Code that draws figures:
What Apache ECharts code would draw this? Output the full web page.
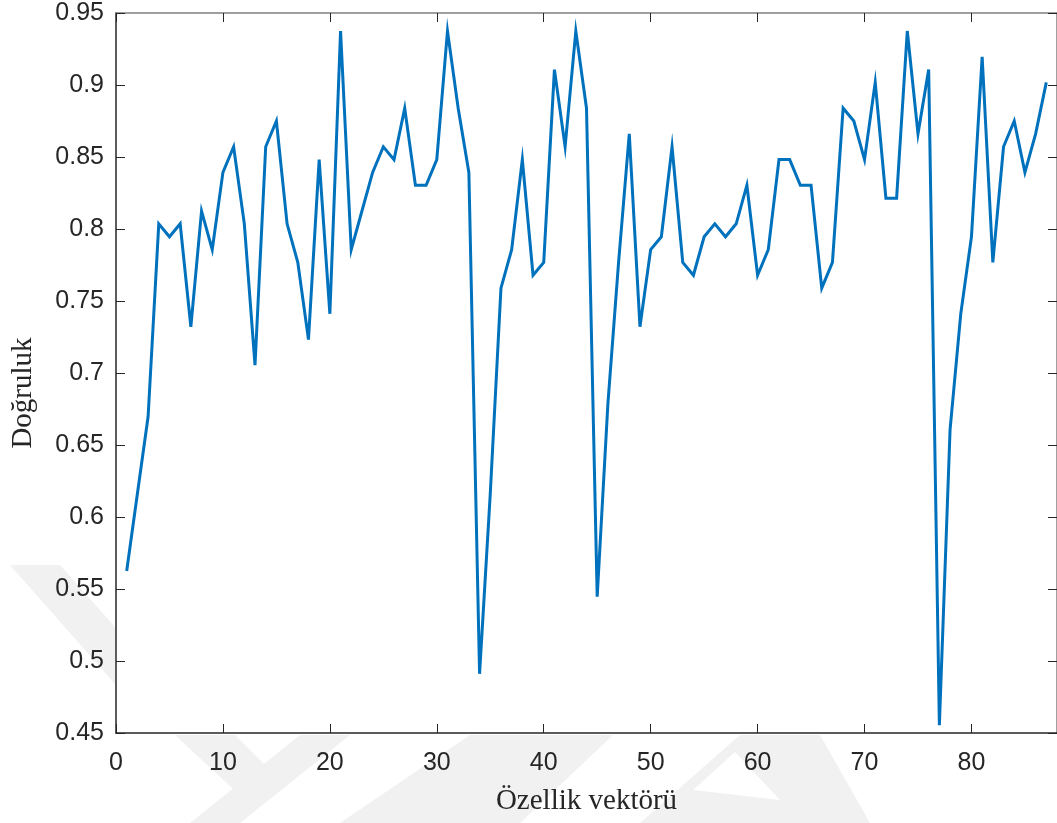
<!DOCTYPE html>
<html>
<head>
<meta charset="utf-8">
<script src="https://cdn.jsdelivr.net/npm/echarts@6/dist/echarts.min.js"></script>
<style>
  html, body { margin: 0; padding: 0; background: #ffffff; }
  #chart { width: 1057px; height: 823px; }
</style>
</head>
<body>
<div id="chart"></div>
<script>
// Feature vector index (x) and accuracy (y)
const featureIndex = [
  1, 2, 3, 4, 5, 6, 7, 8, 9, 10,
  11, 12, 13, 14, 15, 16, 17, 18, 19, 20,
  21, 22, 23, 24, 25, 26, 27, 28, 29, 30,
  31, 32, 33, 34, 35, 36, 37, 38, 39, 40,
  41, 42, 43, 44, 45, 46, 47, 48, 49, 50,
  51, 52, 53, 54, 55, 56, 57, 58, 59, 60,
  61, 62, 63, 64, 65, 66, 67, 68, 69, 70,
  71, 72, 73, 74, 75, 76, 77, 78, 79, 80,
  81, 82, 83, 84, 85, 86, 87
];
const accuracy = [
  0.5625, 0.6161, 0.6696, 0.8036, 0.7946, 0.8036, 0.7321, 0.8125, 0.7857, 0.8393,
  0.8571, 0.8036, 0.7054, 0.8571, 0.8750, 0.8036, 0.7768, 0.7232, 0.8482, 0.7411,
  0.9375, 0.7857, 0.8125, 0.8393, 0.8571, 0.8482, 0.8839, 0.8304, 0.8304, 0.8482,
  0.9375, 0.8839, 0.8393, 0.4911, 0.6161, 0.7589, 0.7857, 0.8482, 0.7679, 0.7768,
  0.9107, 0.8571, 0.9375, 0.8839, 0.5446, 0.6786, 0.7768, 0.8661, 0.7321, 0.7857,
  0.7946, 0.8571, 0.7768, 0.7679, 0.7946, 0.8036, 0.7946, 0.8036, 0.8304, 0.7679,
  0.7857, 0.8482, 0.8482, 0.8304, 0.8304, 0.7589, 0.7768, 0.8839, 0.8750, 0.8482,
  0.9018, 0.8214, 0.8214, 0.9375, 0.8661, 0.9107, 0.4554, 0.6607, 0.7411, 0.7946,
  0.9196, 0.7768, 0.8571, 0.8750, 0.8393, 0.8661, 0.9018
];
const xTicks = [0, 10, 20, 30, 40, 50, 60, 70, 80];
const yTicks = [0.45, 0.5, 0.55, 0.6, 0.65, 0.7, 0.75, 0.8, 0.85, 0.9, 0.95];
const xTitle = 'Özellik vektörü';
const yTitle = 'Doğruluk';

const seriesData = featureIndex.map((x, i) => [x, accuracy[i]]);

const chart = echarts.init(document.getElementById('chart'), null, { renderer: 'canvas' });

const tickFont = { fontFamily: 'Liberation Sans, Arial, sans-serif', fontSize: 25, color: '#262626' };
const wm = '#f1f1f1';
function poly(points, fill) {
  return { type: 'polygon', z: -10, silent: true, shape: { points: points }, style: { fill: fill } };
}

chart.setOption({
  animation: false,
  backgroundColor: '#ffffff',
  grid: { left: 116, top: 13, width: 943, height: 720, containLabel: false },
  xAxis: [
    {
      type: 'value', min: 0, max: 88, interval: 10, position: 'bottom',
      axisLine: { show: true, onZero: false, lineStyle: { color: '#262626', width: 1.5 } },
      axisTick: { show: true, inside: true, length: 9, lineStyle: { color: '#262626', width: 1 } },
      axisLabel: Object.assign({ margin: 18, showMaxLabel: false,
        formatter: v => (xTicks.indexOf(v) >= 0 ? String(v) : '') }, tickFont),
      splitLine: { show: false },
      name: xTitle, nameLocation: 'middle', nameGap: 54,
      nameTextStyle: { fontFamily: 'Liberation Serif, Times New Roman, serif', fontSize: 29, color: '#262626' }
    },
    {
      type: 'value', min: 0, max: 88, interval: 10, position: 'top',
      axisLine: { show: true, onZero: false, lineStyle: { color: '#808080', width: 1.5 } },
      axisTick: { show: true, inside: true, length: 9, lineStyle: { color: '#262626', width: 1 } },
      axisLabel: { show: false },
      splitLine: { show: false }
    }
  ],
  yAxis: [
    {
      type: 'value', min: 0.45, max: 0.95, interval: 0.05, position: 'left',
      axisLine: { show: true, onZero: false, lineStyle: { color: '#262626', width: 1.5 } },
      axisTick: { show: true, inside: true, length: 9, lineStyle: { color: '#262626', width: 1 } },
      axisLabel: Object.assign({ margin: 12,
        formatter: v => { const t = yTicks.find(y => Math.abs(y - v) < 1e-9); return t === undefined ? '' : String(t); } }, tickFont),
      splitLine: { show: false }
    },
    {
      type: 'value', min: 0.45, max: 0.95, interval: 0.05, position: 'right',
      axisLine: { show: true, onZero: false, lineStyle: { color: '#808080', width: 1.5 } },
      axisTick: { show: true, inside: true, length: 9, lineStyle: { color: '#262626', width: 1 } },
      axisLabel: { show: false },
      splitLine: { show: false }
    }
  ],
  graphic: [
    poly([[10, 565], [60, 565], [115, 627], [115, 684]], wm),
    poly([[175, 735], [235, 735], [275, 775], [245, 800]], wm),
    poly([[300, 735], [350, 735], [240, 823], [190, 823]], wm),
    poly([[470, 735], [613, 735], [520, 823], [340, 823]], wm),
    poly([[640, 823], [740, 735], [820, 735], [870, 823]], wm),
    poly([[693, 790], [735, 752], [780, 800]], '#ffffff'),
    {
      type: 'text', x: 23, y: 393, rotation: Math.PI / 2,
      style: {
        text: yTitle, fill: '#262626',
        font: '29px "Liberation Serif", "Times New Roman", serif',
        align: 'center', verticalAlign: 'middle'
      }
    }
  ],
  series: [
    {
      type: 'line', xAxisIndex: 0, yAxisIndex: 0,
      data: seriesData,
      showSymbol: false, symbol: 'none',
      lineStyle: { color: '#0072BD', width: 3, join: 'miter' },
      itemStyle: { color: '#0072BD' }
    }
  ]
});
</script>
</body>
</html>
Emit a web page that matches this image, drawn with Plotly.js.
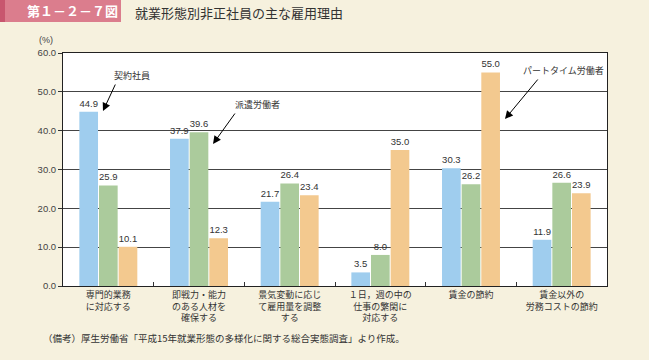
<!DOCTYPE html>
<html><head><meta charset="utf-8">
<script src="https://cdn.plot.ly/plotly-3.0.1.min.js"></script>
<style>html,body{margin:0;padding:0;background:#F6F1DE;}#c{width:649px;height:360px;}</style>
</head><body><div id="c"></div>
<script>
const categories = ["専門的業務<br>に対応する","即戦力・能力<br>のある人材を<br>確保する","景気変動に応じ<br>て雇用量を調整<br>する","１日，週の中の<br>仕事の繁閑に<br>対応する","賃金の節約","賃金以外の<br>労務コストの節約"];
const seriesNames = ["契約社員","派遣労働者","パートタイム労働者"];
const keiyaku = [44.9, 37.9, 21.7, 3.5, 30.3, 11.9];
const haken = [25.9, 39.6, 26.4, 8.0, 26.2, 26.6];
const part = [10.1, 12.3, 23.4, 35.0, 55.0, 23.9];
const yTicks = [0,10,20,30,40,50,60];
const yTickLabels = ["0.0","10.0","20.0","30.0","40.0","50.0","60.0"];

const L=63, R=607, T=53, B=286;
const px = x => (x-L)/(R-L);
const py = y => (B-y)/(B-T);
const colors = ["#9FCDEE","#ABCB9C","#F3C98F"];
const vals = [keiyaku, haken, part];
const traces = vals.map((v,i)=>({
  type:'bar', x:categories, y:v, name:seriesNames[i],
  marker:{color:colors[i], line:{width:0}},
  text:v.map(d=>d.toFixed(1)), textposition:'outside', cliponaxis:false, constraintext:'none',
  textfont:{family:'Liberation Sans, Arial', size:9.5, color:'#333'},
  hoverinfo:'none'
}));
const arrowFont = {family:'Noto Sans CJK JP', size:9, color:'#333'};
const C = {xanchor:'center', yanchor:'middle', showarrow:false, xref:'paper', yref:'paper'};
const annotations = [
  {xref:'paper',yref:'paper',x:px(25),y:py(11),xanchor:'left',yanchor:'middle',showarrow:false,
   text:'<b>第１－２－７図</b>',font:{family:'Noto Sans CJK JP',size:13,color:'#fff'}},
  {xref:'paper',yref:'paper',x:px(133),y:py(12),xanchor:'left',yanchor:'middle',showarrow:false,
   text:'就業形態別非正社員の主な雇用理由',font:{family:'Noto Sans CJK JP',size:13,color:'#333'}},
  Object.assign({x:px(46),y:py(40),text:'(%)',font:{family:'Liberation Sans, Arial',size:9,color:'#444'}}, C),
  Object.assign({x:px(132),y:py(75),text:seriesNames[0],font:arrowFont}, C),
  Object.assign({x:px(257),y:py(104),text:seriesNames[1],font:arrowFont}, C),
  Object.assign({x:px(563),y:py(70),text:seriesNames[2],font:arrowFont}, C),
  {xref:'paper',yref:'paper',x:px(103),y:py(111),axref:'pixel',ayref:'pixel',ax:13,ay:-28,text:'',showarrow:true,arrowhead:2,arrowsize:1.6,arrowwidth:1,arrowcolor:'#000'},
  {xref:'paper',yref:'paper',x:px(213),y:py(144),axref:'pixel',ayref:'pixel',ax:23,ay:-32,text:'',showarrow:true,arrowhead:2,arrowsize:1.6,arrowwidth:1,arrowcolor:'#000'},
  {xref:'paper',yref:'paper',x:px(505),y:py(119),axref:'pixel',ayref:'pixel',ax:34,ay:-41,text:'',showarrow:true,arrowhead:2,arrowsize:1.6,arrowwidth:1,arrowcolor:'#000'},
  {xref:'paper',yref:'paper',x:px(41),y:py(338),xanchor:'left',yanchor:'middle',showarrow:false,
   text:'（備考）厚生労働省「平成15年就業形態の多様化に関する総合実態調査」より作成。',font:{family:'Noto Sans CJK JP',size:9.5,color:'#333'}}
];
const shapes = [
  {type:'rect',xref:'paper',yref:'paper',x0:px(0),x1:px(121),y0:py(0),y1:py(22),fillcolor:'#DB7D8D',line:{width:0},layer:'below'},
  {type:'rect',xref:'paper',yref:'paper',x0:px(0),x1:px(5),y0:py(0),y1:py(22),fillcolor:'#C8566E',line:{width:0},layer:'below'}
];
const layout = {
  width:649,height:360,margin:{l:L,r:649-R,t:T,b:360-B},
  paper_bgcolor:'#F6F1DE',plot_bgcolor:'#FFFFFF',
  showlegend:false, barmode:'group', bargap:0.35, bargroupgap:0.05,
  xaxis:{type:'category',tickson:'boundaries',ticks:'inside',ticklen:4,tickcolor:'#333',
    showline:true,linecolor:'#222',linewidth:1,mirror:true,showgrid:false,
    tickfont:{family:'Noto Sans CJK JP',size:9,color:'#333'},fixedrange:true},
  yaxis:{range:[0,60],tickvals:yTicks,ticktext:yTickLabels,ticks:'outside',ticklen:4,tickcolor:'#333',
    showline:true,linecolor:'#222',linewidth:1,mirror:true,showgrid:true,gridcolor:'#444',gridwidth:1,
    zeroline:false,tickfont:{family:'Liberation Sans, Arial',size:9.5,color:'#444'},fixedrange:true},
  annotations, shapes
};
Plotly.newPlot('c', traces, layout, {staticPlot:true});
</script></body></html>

*WHAT IS REQUIRED*
From the entries above, collect every line with the string "this" in it.

*SOLUTION TO THE PROBLEM*
What Apache ECharts code would draw this? Output the full web page.
Emit a web page that matches this image, drawn with Plotly.js.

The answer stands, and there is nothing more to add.